• [Rows from a dataset of charts and code]
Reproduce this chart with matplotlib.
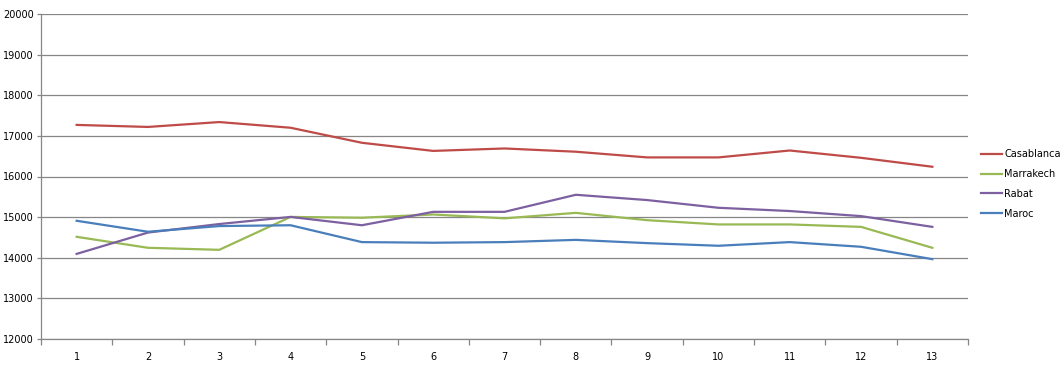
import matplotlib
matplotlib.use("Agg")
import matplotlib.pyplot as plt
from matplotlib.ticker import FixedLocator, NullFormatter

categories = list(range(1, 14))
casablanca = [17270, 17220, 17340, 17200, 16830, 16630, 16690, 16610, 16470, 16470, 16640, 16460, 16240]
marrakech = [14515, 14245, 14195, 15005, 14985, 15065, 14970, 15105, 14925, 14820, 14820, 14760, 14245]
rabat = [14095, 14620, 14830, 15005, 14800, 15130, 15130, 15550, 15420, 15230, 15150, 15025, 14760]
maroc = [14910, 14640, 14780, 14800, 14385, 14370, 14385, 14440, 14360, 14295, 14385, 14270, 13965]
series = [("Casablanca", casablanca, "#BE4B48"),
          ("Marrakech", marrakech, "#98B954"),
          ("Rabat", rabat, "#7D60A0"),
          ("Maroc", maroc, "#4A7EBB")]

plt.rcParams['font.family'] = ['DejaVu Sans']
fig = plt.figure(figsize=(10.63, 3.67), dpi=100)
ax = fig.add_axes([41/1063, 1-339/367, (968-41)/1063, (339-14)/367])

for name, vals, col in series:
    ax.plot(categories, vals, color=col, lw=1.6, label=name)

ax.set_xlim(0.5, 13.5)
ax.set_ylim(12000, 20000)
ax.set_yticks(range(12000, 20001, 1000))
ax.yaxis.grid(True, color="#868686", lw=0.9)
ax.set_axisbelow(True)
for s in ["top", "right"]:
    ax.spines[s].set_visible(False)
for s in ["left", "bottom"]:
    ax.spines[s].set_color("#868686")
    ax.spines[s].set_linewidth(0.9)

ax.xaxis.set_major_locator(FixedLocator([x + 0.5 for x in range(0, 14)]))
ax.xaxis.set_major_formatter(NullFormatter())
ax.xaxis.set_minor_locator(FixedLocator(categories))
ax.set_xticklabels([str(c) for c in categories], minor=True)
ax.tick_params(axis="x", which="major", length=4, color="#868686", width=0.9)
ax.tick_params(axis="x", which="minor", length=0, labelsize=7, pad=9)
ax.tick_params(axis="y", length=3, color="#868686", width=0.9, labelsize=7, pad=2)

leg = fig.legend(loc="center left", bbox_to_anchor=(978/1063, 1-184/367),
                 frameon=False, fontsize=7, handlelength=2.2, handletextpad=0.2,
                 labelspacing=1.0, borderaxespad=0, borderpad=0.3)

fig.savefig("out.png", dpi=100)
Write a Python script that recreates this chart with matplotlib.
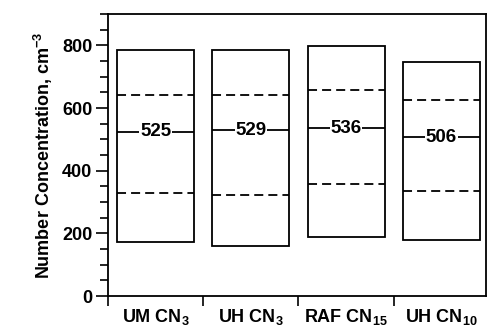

...

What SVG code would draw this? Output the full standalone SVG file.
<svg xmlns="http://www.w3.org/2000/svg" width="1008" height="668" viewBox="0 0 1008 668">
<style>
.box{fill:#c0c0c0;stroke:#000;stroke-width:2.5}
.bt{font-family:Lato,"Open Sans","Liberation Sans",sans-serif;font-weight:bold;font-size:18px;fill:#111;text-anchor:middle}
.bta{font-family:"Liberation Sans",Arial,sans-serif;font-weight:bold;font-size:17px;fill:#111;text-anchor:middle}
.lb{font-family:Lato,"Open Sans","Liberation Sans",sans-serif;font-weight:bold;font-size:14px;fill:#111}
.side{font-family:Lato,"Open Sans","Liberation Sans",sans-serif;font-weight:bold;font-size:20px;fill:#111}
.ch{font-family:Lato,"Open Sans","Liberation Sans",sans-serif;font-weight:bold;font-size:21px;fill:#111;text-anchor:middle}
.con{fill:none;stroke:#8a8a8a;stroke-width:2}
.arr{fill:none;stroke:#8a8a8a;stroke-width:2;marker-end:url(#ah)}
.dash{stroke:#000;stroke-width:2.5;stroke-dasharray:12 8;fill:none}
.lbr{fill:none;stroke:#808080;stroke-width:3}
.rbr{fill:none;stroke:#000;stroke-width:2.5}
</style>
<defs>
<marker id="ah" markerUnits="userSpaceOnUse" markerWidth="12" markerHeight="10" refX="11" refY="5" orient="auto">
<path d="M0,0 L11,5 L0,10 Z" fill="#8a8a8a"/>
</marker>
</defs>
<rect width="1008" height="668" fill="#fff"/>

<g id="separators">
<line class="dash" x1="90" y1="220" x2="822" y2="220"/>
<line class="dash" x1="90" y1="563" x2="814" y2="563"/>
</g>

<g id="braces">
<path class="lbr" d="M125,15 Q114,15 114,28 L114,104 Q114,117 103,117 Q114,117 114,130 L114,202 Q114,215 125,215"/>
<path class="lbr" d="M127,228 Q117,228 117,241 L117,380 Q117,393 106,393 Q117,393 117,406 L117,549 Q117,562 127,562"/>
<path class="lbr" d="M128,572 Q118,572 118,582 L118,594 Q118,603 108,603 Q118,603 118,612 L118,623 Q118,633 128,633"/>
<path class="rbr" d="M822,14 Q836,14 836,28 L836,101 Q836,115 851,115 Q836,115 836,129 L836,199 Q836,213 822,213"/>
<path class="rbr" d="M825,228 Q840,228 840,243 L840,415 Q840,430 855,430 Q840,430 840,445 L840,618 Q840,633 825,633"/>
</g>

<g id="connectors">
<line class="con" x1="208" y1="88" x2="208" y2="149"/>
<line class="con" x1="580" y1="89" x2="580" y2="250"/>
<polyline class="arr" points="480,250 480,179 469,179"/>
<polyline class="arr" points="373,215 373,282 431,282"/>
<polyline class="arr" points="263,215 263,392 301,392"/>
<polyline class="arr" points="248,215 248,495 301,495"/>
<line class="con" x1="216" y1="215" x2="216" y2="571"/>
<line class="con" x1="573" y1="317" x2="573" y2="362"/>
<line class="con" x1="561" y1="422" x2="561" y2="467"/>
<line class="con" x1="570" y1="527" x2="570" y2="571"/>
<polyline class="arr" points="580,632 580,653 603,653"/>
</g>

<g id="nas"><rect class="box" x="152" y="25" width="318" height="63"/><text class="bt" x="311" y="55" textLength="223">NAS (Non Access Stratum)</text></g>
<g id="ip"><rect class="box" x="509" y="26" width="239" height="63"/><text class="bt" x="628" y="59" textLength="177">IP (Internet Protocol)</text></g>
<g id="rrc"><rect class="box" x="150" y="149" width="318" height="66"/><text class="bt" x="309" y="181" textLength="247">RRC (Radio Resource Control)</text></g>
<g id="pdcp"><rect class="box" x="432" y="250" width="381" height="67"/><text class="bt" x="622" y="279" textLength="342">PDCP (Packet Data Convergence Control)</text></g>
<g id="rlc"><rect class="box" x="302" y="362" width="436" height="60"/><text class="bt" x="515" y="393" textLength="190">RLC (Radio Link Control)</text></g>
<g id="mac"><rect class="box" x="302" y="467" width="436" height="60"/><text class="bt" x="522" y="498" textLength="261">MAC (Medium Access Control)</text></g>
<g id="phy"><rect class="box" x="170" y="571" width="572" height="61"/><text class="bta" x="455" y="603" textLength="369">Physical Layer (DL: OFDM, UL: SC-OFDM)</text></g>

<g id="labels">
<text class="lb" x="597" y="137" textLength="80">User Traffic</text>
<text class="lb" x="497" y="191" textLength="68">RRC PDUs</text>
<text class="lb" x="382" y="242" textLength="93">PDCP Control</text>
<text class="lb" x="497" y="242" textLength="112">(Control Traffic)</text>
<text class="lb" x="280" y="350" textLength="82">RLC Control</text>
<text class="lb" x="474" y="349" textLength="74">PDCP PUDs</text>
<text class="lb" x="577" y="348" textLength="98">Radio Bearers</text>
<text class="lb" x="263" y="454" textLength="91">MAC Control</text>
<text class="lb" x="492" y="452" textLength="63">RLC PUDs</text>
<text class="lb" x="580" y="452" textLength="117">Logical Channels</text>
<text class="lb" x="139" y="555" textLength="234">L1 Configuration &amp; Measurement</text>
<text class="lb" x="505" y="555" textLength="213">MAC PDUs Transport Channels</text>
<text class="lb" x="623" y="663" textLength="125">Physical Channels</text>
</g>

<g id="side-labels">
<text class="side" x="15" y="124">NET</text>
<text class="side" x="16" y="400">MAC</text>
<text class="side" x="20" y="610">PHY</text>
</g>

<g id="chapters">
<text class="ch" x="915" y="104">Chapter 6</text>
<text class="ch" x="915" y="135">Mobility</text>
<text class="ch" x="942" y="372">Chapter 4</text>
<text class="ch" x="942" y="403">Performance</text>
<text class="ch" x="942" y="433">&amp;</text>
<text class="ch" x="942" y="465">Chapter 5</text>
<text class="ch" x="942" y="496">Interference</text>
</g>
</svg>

• [REQUIRED TASK] Exactly reproduce the stretch that starts at the line containing "Reproduce this chart with matplotlib." and ends at the line containing "ax.spines[s].set_linewidth(0.9)", both ends included; leave any pictures out.

• [OUTPUT OF THE EXERCISE]
Reproduce this chart with matplotlib.
import matplotlib
matplotlib.use("Agg")
import matplotlib.pyplot as plt
from matplotlib.ticker import FixedLocator, NullFormatter

categories = list(range(1, 14))
casablanca = [17270, 17220, 17340, 17200, 16830, 16630, 16690, 16610, 16470, 16470, 16640, 16460, 16240]
marrakech = [14515, 14245, 14195, 15005, 14985, 15065, 14970, 15105, 14925, 14820, 14820, 14760, 14245]
rabat = [14095, 14620, 14830, 15005, 14800, 15130, 15130, 15550, 15420, 15230, 15150, 15025, 14760]
maroc = [14910, 14640, 14780, 14800, 14385, 14370, 14385, 14440, 14360, 14295, 14385, 14270, 13965]
series = [("Casablanca", casablanca, "#BE4B48"),
          ("Marrakech", marrakech, "#98B954"),
          ("Rabat", rabat, "#7D60A0"),
          ("Maroc", maroc, "#4A7EBB")]

plt.rcParams['font.family'] = ['DejaVu Sans']
fig = plt.figure(figsize=(10.63, 3.67), dpi=100)
ax = fig.add_axes([41/1063, 1-339/367, (968-41)/1063, (339-14)/367])

for name, vals, col in series:
    ax.plot(categories, vals, color=col, lw=1.6, label=name)

ax.set_xlim(0.5, 13.5)
ax.set_ylim(12000, 20000)
ax.set_yticks(range(12000, 20001, 1000))
ax.yaxis.grid(True, color="#868686", lw=0.9)
ax.set_axisbelow(True)
for s in ["top", "right"]:
    ax.spines[s].set_visible(False)
for s in ["left", "bottom"]:
    ax.spines[s].set_color("#868686")
    ax.spines[s].set_linewidth(0.9)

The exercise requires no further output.